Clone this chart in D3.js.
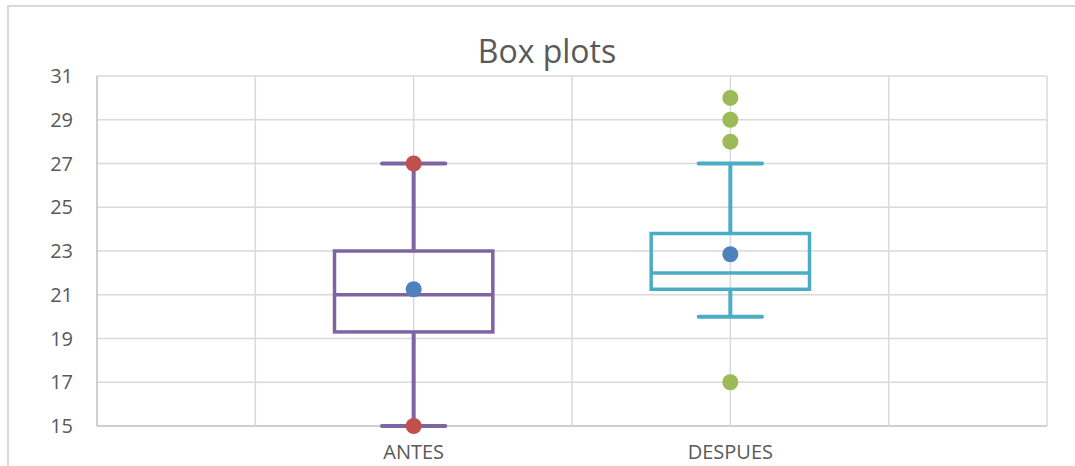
<!DOCTYPE html>
<html>
<head>
<meta charset="utf-8">
<script src="https://cdn.jsdelivr.net/npm/d3@7"></script>
<style>
  body { margin: 0; background: #fff; }
  text { font-family: "Open Sans", "Liberation Sans", sans-serif; fill: #595959; }
</style>
</head>
<body>
<div id="graphic"></div>
<script>
// data
var categories = ["ANTES", "DESPUES"];
var catX = [1, 2];
var whiskerLow = [15, 20];
var q1 = [19.3, 21.25];
var median = [21, 22];
var q3 = [23, 23.8];
var whiskerHigh = [27, 27];
var means = [21.25, 22.85];
var extremes = [[15, 27], []];          // red markers on ANTES
var outliers = [[], [30, 29, 28, 17]];  // green markers on DESPUES
var yTicks = [15, 17, 19, 21, 23, 25, 27, 29, 31];
var xGrid = [0, 0.5, 1, 1.5, 2, 2.5, 3];

var boxColors = ["#8064a2", "#4bacc6"];
var width = 1075, height = 466;
var margin = {top: 76, right: 28, bottom: 40, left: 97};

var svg = d3.select("#graphic").append("svg")
	.attr("width", width)
	.attr("height", height);

// chart frame
svg.append("rect")
	.attr("x", 8).attr("y", 6)
	.attr("width", 1080).attr("height", 480)
	.attr("fill", "none")
	.attr("stroke", "#d9d9d9")
	.attr("stroke-width", 2);

var x = d3.scaleLinear().domain([0, 3]).range([margin.left, width - margin.right]);
var y = d3.scaleLinear().domain([15, 31]).range([height - margin.bottom, margin.top]);

var grid = svg.append("g").attr("class", "grid");

grid.selectAll(".hgrid")
	.data(yTicks)
	.enter().append("line")
	.attr("x1", x(0)).attr("x2", x(3))
	.attr("y1", function(d) { return y(d); })
	.attr("y2", function(d) { return y(d); })
	.attr("stroke", function(d) { return d === 15 ? "#bfbfbf" : "#d9d9d9"; })
	.attr("stroke-width", 1.5);

grid.selectAll(".vgrid")
	.data(xGrid)
	.enter().append("line")
	.attr("y1", y(15)).attr("y2", y(31))
	.attr("x1", function(d) { return x(d); })
	.attr("x2", function(d) { return x(d); })
	.attr("stroke", function(d) { return d === 0 ? "#bfbfbf" : "#d9d9d9"; })
	.attr("stroke-width", 1.5);

// y axis labels
svg.append("g").selectAll("text")
	.data(yTicks)
	.enter().append("text")
	.attr("x", 73)
	.attr("y", function(d) { return y(d); })
	.attr("dy", "0.36em")
	.attr("text-anchor", "end")
	.style("font-size", "20px")
	.text(function(d) { return d; });

// category labels
svg.append("g").selectAll("text")
	.data(categories)
	.enter().append("text")
	.attr("x", function(d, i) { return x(catX[i]); })
	.attr("y", 459)
	.attr("text-anchor", "middle")
	.style("font-size", "20px")
	.text(function(d) { return d; });

// title
svg.append("text")
	.attr("x", 547)
	.attr("y", 63)
	.attr("text-anchor", "middle")
	.style("font-size", "32px")
	.text("Box plots");

var boxHalf = 0.25, capHalf = 0.1;

var boxes = svg.append("g").selectAll("g")
	.data(categories)
	.enter().append("g")
	.each(function(d, i) {
		var g = d3.select(this);
		var cx = x(catX[i]);
		var col = boxColors[i];
		// whiskers
		g.append("line")
			.attr("x1", cx).attr("x2", cx)
			.attr("y1", y(q3[i])).attr("y2", y(whiskerHigh[i]))
			.attr("stroke", col).attr("stroke-width", 4);
		g.append("line")
			.attr("x1", cx).attr("x2", cx)
			.attr("y1", y(q1[i])).attr("y2", y(whiskerLow[i]))
			.attr("stroke", col).attr("stroke-width", 4);
		[whiskerHigh[i], whiskerLow[i]].forEach(function(v) {
			g.append("line")
				.attr("x1", x(catX[i] - capHalf)).attr("x2", x(catX[i] + capHalf))
				.attr("y1", y(v)).attr("y2", y(v))
				.attr("stroke", col).attr("stroke-width", 4)
				.attr("stroke-linecap", "round");
		});
		// box
		g.append("rect")
			.attr("x", x(catX[i] - boxHalf))
			.attr("y", y(q3[i]))
			.attr("width", x(catX[i] + boxHalf) - x(catX[i] - boxHalf))
			.attr("height", y(q1[i]) - y(q3[i]))
			.attr("fill", "none")
			.attr("stroke", col).attr("stroke-width", 3.5);
		g.append("line")
			.attr("x1", x(catX[i] - boxHalf)).attr("x2", x(catX[i] + boxHalf))
			.attr("y1", y(median[i])).attr("y2", y(median[i]))
			.attr("stroke", col).attr("stroke-width", 3.5);
		// mean
		g.append("circle")
			.attr("cx", cx).attr("cy", y(means[i]))
			.attr("r", 8).attr("fill", "#4f81bd");
		g.selectAll(".ext")
			.data(extremes[i])
			.enter().append("circle")
			.attr("cx", cx).attr("cy", function(v) { return y(v); })
			.attr("r", 8).attr("fill", "#c0504d");
		g.selectAll(".out")
			.data(outliers[i])
			.enter().append("circle")
			.attr("cx", cx).attr("cy", function(v) { return y(v); })
			.attr("r", 8).attr("fill", "#9bbb59");
	});
</script>
</body>
</html>
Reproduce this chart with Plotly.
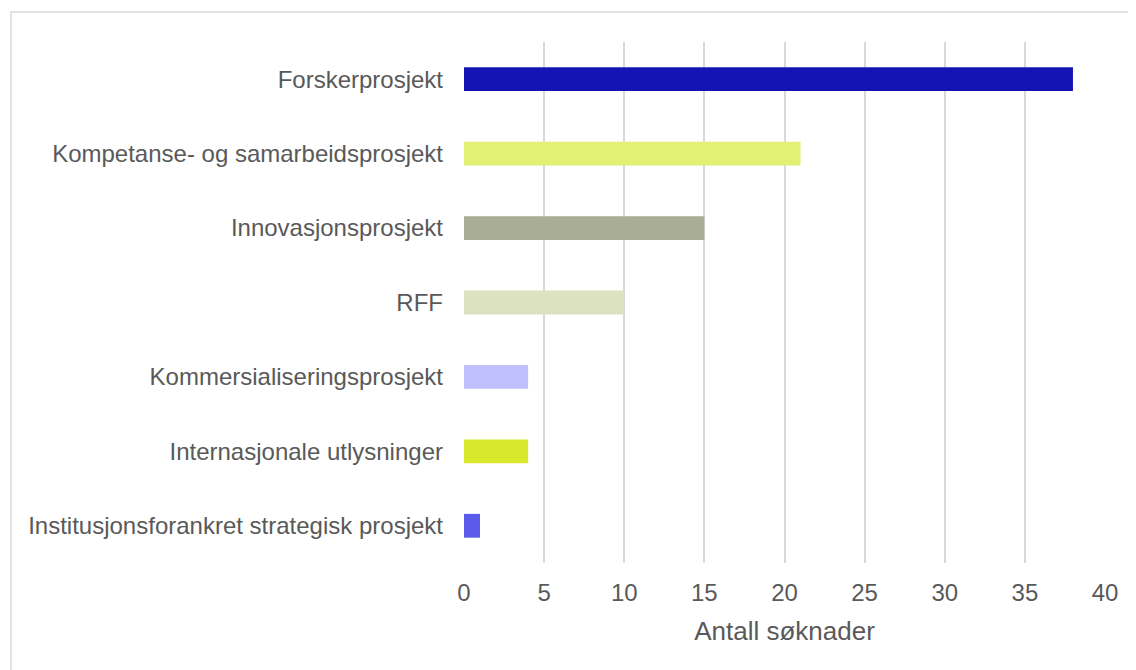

-=-=-

Without the pictures, repeat the entries above line by line, from the first through the one that contains "var xGrid = [0, 0.5, 1, 1.5, 2, 2.5, 3];", both ends included.

WORKED SOLUTION:
Clone this chart in D3.js.
<!DOCTYPE html>
<html>
<head>
<meta charset="utf-8">
<script src="https://cdn.jsdelivr.net/npm/d3@7"></script>
<style>
  body { margin: 0; background: #fff; }
  text { font-family: "Open Sans", "Liberation Sans", sans-serif; fill: #595959; }
</style>
</head>
<body>
<div id="graphic"></div>
<script>
// data
var categories = ["ANTES", "DESPUES"];
var catX = [1, 2];
var whiskerLow = [15, 20];
var q1 = [19.3, 21.25];
var median = [21, 22];
var q3 = [23, 23.8];
var whiskerHigh = [27, 27];
var means = [21.25, 22.85];
var extremes = [[15, 27], []];          // red markers on ANTES
var outliers = [[], [30, 29, 28, 17]];  // green markers on DESPUES
var yTicks = [15, 17, 19, 21, 23, 25, 27, 29, 31];
var xGrid = [0, 0.5, 1, 1.5, 2, 2.5, 3];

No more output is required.